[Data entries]
※ ※ ※
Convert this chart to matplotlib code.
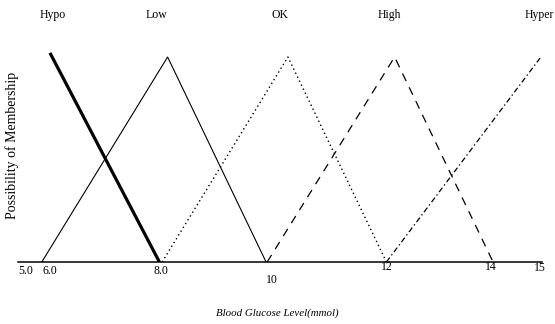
import matplotlib
matplotlib.use("Agg")
import matplotlib.pyplot as plt
from matplotlib.transforms import offset_copy, blended_transform_factory

plt.rcParams['font.family'] = ['Liberation Serif', 'DejaVu Serif']
plt.rcParams['lines.scale_dashes'] = False

# Membership functions (blood glucose in mmol, membership 0..1)
hypo_x = [6.0, 8.0]
hypo_y = [1.02, 0.0]
low_x = [5.85, 8.15, 9.95]
low_y = [0.0, 1.0, 0.0]
ok_x = [8.05, 10.35, 12.15]
ok_y = [0.0, 1.0, 0.0]
high_x = [9.97, 12.3, 14.1]
high_y = [0.0, 1.0, 0.0]
hyper_x = [12.15, 14.96]
hyper_y = [0.0, 0.995]

set_names = ["Hypo", "Low", "OK", "High", "Hyper"]
set_name_x = [6.05, 7.95, 10.2, 12.2, 14.95]

tick_labels = ["5.0", "6.0", "8.0", "10", "12", "14", "15"]
tick_x = [5.55, 6.0, 8.02, 10.05, 12.15, 14.05, 14.95]
tick_drop = [9, 9, 9, 18, 5, 5, 6]   # drop below the axis line, in points

W, H = 555, 324
fig = plt.figure(figsize=(W / 100, H / 100), dpi=100)
left_px, right_px, base_px, top_px = 18, 542, 262, 50
ax = fig.add_axes([left_px / W, (H - base_px) / H,
                   (right_px - left_px) / W, (base_px - top_px) / H])
x0 = 6 + (left_px - 50) / 54.7
x1 = 6 + (right_px - 50) / 54.7
ax.set_xlim(x0, x1)
ax.set_ylim(0, (base_px - top_px) / 205)

ax.plot(hypo_x, hypo_y, color='black', lw=2.3, solid_capstyle='butt')
ax.plot(low_x, low_y, color='black', lw=0.8)
ax.plot(ok_x, ok_y, color='black', lw=1.0, linestyle=(0, (1, 2.2)))
ax.plot(high_x, high_y, color='black', lw=0.9, linestyle=(0, (6, 5)))
ax.plot(hyper_x, hyper_y, color='black', lw=0.9, linestyle=(0, (4, 2, 1, 2)))

for s in ['top', 'right', 'left']:
    ax.spines[s].set_visible(False)
ax.spines['bottom'].set_linewidth(1.1)
ax.set_xticks([])
ax.set_yticks([])

# tick labels below the baseline
for lab, x, d in zip(tick_labels, tick_x, tick_drop):
    tr = offset_copy(ax.get_xaxis_transform(), fig=fig, x=0, y=-d * 0.72, units='points')
    ax.text(x, 0, lab, transform=tr, ha='center', va='center', fontsize=8.5)

# fuzzy set names along the top edge of the figure
name_tr = blended_transform_factory(ax.transData, fig.transFigure)
for lab, x in zip(set_names, set_name_x):
    ax.text(x, 1 - 15 / H, lab, transform=name_tr, ha='center', va='center',
            fontsize=8.5, clip_on=False)

fig.text(12 / W, 1 - 145 / H, "Possibility of Membership", rotation=90,
         ha='center', va='center', fontsize=10)
fig.text(277 / W, 1 - 313 / H, "Blood Glucose Level(mmol)", style='italic',
         ha='center', va='center', fontsize=7.8)

fig.savefig("out.png", dpi=100)
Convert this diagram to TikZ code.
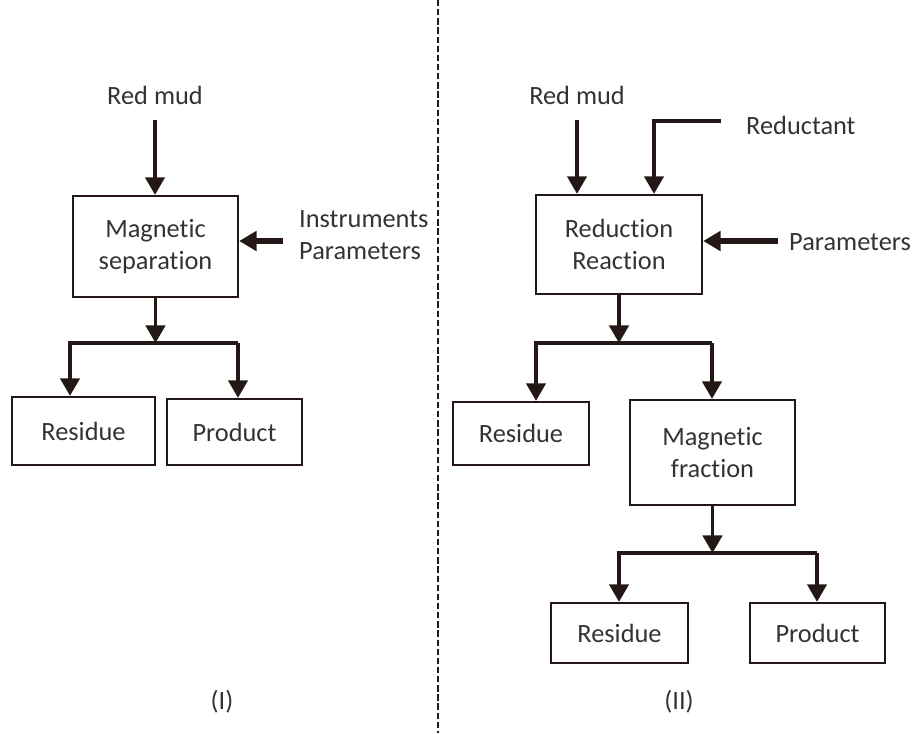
\documentclass[tikz,border=0pt]{standalone}
\usepackage{fontspec}
\setmainfont{Carlito}[Ligatures=NoCommon]
\usepackage{tikz}
\usetikzlibrary{arrows.meta, positioning}
\definecolor{ink}{HTML}{231815}
\definecolor{txt}{HTML}{333333}

\tikzset{
    stage/.style={draw=ink, line width=1.3pt, align=center, inner sep=0pt, text=txt},
    label/.style={text=txt, align=left},
    flow/.style={draw=ink, line width=2pt, -{Triangle[length=10pt, width=11pt]}},
    feed/.style={draw=ink, line width=3pt, -{Triangle[length=10pt, width=11pt]}},
}

\begin{document}
\begin{tikzpicture}[x=0.02cm, y=-0.02cm, every node/.style={font=\fontsize{15}{18}\selectfont}]
        \useasboundingbox (0,0) rectangle (912,733);

        % Divider
        \draw[ink, line width=1.3pt, dash pattern=on 3.6pt off 1.6pt] (438,0) -- (438,733);

        % Boxes (I)
        \node[stage, minimum width=3.3cm, minimum height=2.02cm] (msep) at (155.5,246.5) {Magnetic\\separation};
        \node[stage, minimum width=2.86cm, minimum height=1.36cm] (res1) at (83.5,431) {Residue};
        \node[stage, minimum width=2.7cm, minimum height=1.32cm] (prod1) at (234.5,432) {Product};

        % Boxes (II)
        \node[stage, minimum width=3.32cm, minimum height=1.98cm] (red) at (619,244.5) {Reduction\\Reaction};
        \node[stage, minimum width=2.72cm, minimum height=1.26cm] (res2) at (521,433.5) {Residue};
        \node[stage, minimum width=3.3cm, minimum height=2.1cm] (magf) at (712.5,452.5) {Magnetic\\fraction};
        \node[stage, minimum width=2.74cm, minimum height=1.2cm] (res3) at (619.5,633) {Residue};
        \node[stage, minimum width=2.7cm, minimum height=1.2cm] (prod3) at (817.5,633) {Product};

        % Labels
        \node[label, anchor=base] (mud1) at (155,105) {Red mud};
        \node[label, anchor=west] (instr) at (293,235) {Instruments\\Parameters};
        \node[label, anchor=base] (mud2) at (577,105) {Red mud};
        \node[label, anchor=base west] (reduct) at (740,135) {Reductant};
        \node[label, anchor=base west] (param) at (783,250) {Parameters};
        \node[label, anchor=base] (num1) at (222,709) {(I)};
        \node[label, anchor=base] (num2) at (679,709) {(II)};

        % Points
        \coordinate (in1) at (283,241);
        \coordinate (l1) at (70,343);
        \coordinate (r1) at (238,343);
        \coordinate (rdstart) at (721,121);
        \coordinate (rdcorner) at (654,121);
        \coordinate (in2) at (778,241);
        \coordinate (l2) at (536,343);
        \coordinate (r2) at (712,343);
        \coordinate (l3) at (619,553);
        \coordinate (r3) at (817,553);

        % Arrows (I)
        \draw[flow, shorten <=5pt] (mud1.south) -- (mud1.south |- msep.north);
        \draw[feed] (in1) -- (in1 -| msep.east);
        \draw[flow] (msep.south) -- (msep.south |- l1);
        \draw[flow] (r1) -- (l1) -- (l1 |- res1.north);
        \draw[flow] (r1) -- (r1 |- prod1.north);

        % Arrows (II)
        \draw[flow, shorten <=5pt] (mud2.south) -- (mud2.south |- red.north);
        \draw[flow] (rdstart) -- (rdcorner) -- (rdcorner |- red.north);
        \draw[feed] (in2) -- (in2 -| red.east);
        \draw[flow] (red.south) -- (red.south |- l2);
        \draw[flow] (r2) -- (l2) -- (l2 |- res2.north);
        \draw[flow] (r2) -- (r2 |- magf.north);
        \draw[flow] (magf.south) -- (magf.south |- l3);
        \draw[flow] (r3) -- (l3) -- (l3 |- res3.north);
        \draw[flow] (r3) -- (r3 |- prod3.north);

    \end{tikzpicture}
\end{document}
※ ※ ※
## PROBLEM STATEMENT
Restate the full listing verbatim and drop every picture.

## WORKED SOLUTION
Convert this chart to matplotlib code.
import matplotlib
matplotlib.use("Agg")
import matplotlib.pyplot as plt
from matplotlib.transforms import offset_copy, blended_transform_factory

plt.rcParams['font.family'] = ['Liberation Serif', 'DejaVu Serif']
plt.rcParams['lines.scale_dashes'] = False

# Membership functions (blood glucose in mmol, membership 0..1)
hypo_x = [6.0, 8.0]
hypo_y = [1.02, 0.0]
low_x = [5.85, 8.15, 9.95]
low_y = [0.0, 1.0, 0.0]
ok_x = [8.05, 10.35, 12.15]
ok_y = [0.0, 1.0, 0.0]
high_x = [9.97, 12.3, 14.1]
high_y = [0.0, 1.0, 0.0]
hyper_x = [12.15, 14.96]
hyper_y = [0.0, 0.995]

set_names = ["Hypo", "Low", "OK", "High", "Hyper"]
set_name_x = [6.05, 7.95, 10.2, 12.2, 14.95]

tick_labels = ["5.0", "6.0", "8.0", "10", "12", "14", "15"]
tick_x = [5.55, 6.0, 8.02, 10.05, 12.15, 14.05, 14.95]
tick_drop = [9, 9, 9, 18, 5, 5, 6]   # drop below the axis line, in points

W, H = 555, 324
fig = plt.figure(figsize=(W / 100, H / 100), dpi=100)
left_px, right_px, base_px, top_px = 18, 542, 262, 50
ax = fig.add_axes([left_px / W, (H - base_px) / H,
                   (right_px - left_px) / W, (base_px - top_px) / H])
x0 = 6 + (left_px - 50) / 54.7
x1 = 6 + (right_px - 50) / 54.7
ax.set_xlim(x0, x1)
ax.set_ylim(0, (base_px - top_px) / 205)

ax.plot(hypo_x, hypo_y, color='black', lw=2.3, solid_capstyle='butt')
ax.plot(low_x, low_y, color='black', lw=0.8)
ax.plot(ok_x, ok_y, color='black', lw=1.0, linestyle=(0, (1, 2.2)))
ax.plot(high_x, high_y, color='black', lw=0.9, linestyle=(0, (6, 5)))
ax.plot(hyper_x, hyper_y, color='black', lw=0.9, linestyle=(0, (4, 2, 1, 2)))

for s in ['top', 'right', 'left']:
    ax.spines[s].set_visible(False)
ax.spines['bottom'].set_linewidth(1.1)
ax.set_xticks([])
ax.set_yticks([])

# tick labels below the baseline
for lab, x, d in zip(tick_labels, tick_x, tick_drop):
    tr = offset_copy(ax.get_xaxis_transform(), fig=fig, x=0, y=-d * 0.72, units='points')
    ax.text(x, 0, lab, transform=tr, ha='center', va='center', fontsize=8.5)

# fuzzy set names along the top edge of the figure
name_tr = blended_transform_factory(ax.transData, fig.transFigure)
for lab, x in zip(set_names, set_name_x):
    ax.text(x, 1 - 15 / H, lab, transform=name_tr, ha='center', va='center',
            fontsize=8.5, clip_on=False)

fig.text(12 / W, 1 - 145 / H, "Possibility of Membership", rotation=90,
         ha='center', va='center', fontsize=10)
fig.text(277 / W, 1 - 313 / H, "Blood Glucose Level(mmol)", style='italic',
         ha='center', va='center', fontsize=7.8)

fig.savefig("out.png", dpi=100)
Convert this diagram to TikZ code.
\documentclass[tikz,border=0pt]{standalone}
\usepackage{fontspec}
\setmainfont{Carlito}[Ligatures=NoCommon]
\usepackage{tikz}
\usetikzlibrary{arrows.meta, positioning}
\definecolor{ink}{HTML}{231815}
\definecolor{txt}{HTML}{333333}

\tikzset{
    stage/.style={draw=ink, line width=1.3pt, align=center, inner sep=0pt, text=txt},
    label/.style={text=txt, align=left},
    flow/.style={draw=ink, line width=2pt, -{Triangle[length=10pt, width=11pt]}},
    feed/.style={draw=ink, line width=3pt, -{Triangle[length=10pt, width=11pt]}},
}

\begin{document}
\begin{tikzpicture}[x=0.02cm, y=-0.02cm, every node/.style={font=\fontsize{15}{18}\selectfont}]
        \useasboundingbox (0,0) rectangle (912,733);

        % Divider
        \draw[ink, line width=1.3pt, dash pattern=on 3.6pt off 1.6pt] (438,0) -- (438,733);

        % Boxes (I)
        \node[stage, minimum width=3.3cm, minimum height=2.02cm] (msep) at (155.5,246.5) {Magnetic\\separation};
        \node[stage, minimum width=2.86cm, minimum height=1.36cm] (res1) at (83.5,431) {Residue};
        \node[stage, minimum width=2.7cm, minimum height=1.32cm] (prod1) at (234.5,432) {Product};

        % Boxes (II)
        \node[stage, minimum width=3.32cm, minimum height=1.98cm] (red) at (619,244.5) {Reduction\\Reaction};
        \node[stage, minimum width=2.72cm, minimum height=1.26cm] (res2) at (521,433.5) {Residue};
        \node[stage, minimum width=3.3cm, minimum height=2.1cm] (magf) at (712.5,452.5) {Magnetic\\fraction};
        \node[stage, minimum width=2.74cm, minimum height=1.2cm] (res3) at (619.5,633) {Residue};
        \node[stage, minimum width=2.7cm, minimum height=1.2cm] (prod3) at (817.5,633) {Product};

        % Labels
        \node[label, anchor=base] (mud1) at (155,105) {Red mud};
        \node[label, anchor=west] (instr) at (293,235) {Instruments\\Parameters};
        \node[label, anchor=base] (mud2) at (577,105) {Red mud};
        \node[label, anchor=base west] (reduct) at (740,135) {Reductant};
        \node[label, anchor=base west] (param) at (783,250) {Parameters};
        \node[label, anchor=base] (num1) at (222,709) {(I)};
        \node[label, anchor=base] (num2) at (679,709) {(II)};

        % Points
        \coordinate (in1) at (283,241);
        \coordinate (l1) at (70,343);
        \coordinate (r1) at (238,343);
        \coordinate (rdstart) at (721,121);
        \coordinate (rdcorner) at (654,121);
        \coordinate (in2) at (778,241);
        \coordinate (l2) at (536,343);
        \coordinate (r2) at (712,343);
        \coordinate (l3) at (619,553);
        \coordinate (r3) at (817,553);

        % Arrows (I)
        \draw[flow, shorten <=5pt] (mud1.south) -- (mud1.south |- msep.north);
        \draw[feed] (in1) -- (in1 -| msep.east);
        \draw[flow] (msep.south) -- (msep.south |- l1);
        \draw[flow] (r1) -- (l1) -- (l1 |- res1.north);
        \draw[flow] (r1) -- (r1 |- prod1.north);

        % Arrows (II)
        \draw[flow, shorten <=5pt] (mud2.south) -- (mud2.south |- red.north);
        \draw[flow] (rdstart) -- (rdcorner) -- (rdcorner |- red.north);
        \draw[feed] (in2) -- (in2 -| red.east);
        \draw[flow] (red.south) -- (red.south |- l2);
        \draw[flow] (r2) -- (l2) -- (l2 |- res2.north);
        \draw[flow] (r2) -- (r2 |- magf.north);
        \draw[flow] (magf.south) -- (magf.south |- l3);
        \draw[flow] (r3) -- (l3) -- (l3 |- res3.north);
        \draw[flow] (r3) -- (r3 |- prod3.north);

    \end{tikzpicture}
\end{document}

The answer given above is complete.